Avec l'adaptation au cinéma de son roman Notre-Dame du Nil et la sortie de Kibogo est monté au ciel, Scholastique Mukasonga commençait à me faire de l'oeil...et j'ai fini par craquer vers la fin du confinement, pour soutenir une librairie pas très loin de chez moi.

J'ai été assez surprise au début de Notre-Dame du Nil, que j'ai trouvé très décousu : on tombe souvent dans le registre du conte, puis l'on passe à une description de lieux qu'on situe difficilement dans le temps, puis s'ensuivent des dialogues et des points de vue divers de personnages que l'on a pas encore eu le temps de bien identifier...On comprend que l'action se situe au lycée Notre-Dame du Nil, dans les années 60-70 dans un Rwanda miné par les oppositions : celle de la haute société, de "l'élite féminine" instruite plus par effet de mode que par considération pour les femmes, et des autres illettrés, celle des croyances ancestrales et de la religion catholique, et celle évidemment entre Tutsis et Hutus...

Une fois cette introduction passée, s'ensuit une sorte de défilé d'actes qui met en scène les jeunes élèves du lycée : parade des voitures de luxe qui déposent les terminales devant le bâtiment lors de la rentrée, visites secrète à un vieux caféier obnubilé par les origines soit-disant éthiopiennes des Tutsis auxquels il voue un culte, découverte des gorilles rwandais qui seraient dérangés par leurs compatriotes, aux dires d'une "femme blanche", frasques amoureuses de la jeune Frida, avenir radieux de suivante de Godeline, chambardement pour préparer la visite de la reine De Belgique et plan machiavélique pour "détutsiser" la statue de la Vierge au nez par trop tutsi...

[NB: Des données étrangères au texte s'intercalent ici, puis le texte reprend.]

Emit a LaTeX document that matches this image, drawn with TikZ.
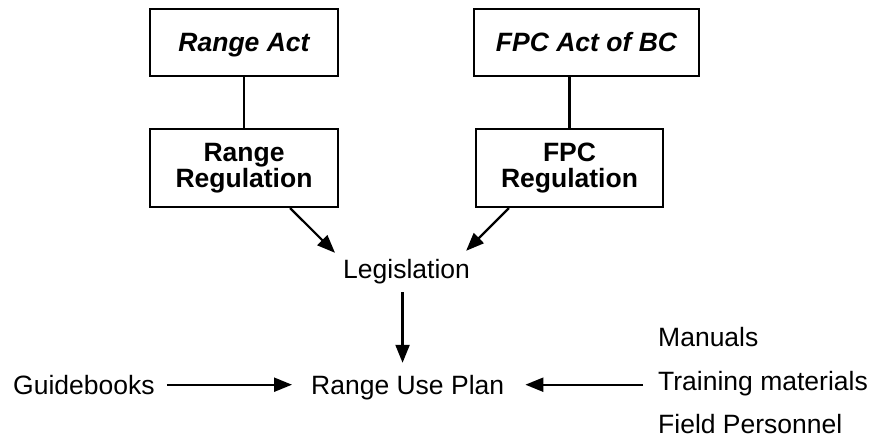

Un gros fouillis qui rassemble les rêves et les espérances de jeunes filles qui ne mesurent guère les conséquences de leurs actes, et qui, si elles semblent demeurer en huis-clos à l'intérieur de l'enceinte du lycée, n'échappent pourtant pas aux dangers qui les guettent : grossesse inavouable, regards concupiscents de l'aumônier qui profite du vivier de jeunes filles ou haine entre ethnies décomplexée.

Mon avis final est mitigé, le rythme est lent, l'écriture naïve et sans fil conducteur...et pourtant, l'auteur excelle en distillation de remarques et anecdotes qui révèlent la mise au ban des Tutsis dès les années 60, le lourd héritage colonial belge, l'impuissance et la profonde hypocrisie des soeurs bigotes et des professeurs étrangers qui ferment les yeux sur les menaces qui grondent, ou encore l'obsession toute européenne de classifier les ethnies en fonction de leur physique, de leurs origines, de leurs croyances.

Les derniers chapitres m'ont complètement bouleversée par leur violence prévisible mais à laquelle on ne voulait pas croire, et qui montrent comment des jeunes filles éduquées et élevées au sein d'une communauté religieuse prônant l'amour du prochain et le pardon peuvent se transformer, sous couvert de zèle politique, en instigatrices d'un pogrom envers leurs camarades tutsies.

Et j'ai été tellement choquée de cette fin que j'ai couru dès le lendemain acheter la femme aux pieds nus et Inyenzi ou les Cafards, pour tenter de comprendre, d'en savoir plus sur ce génocide impardonnable et pourtant si prévisible, presque attendu.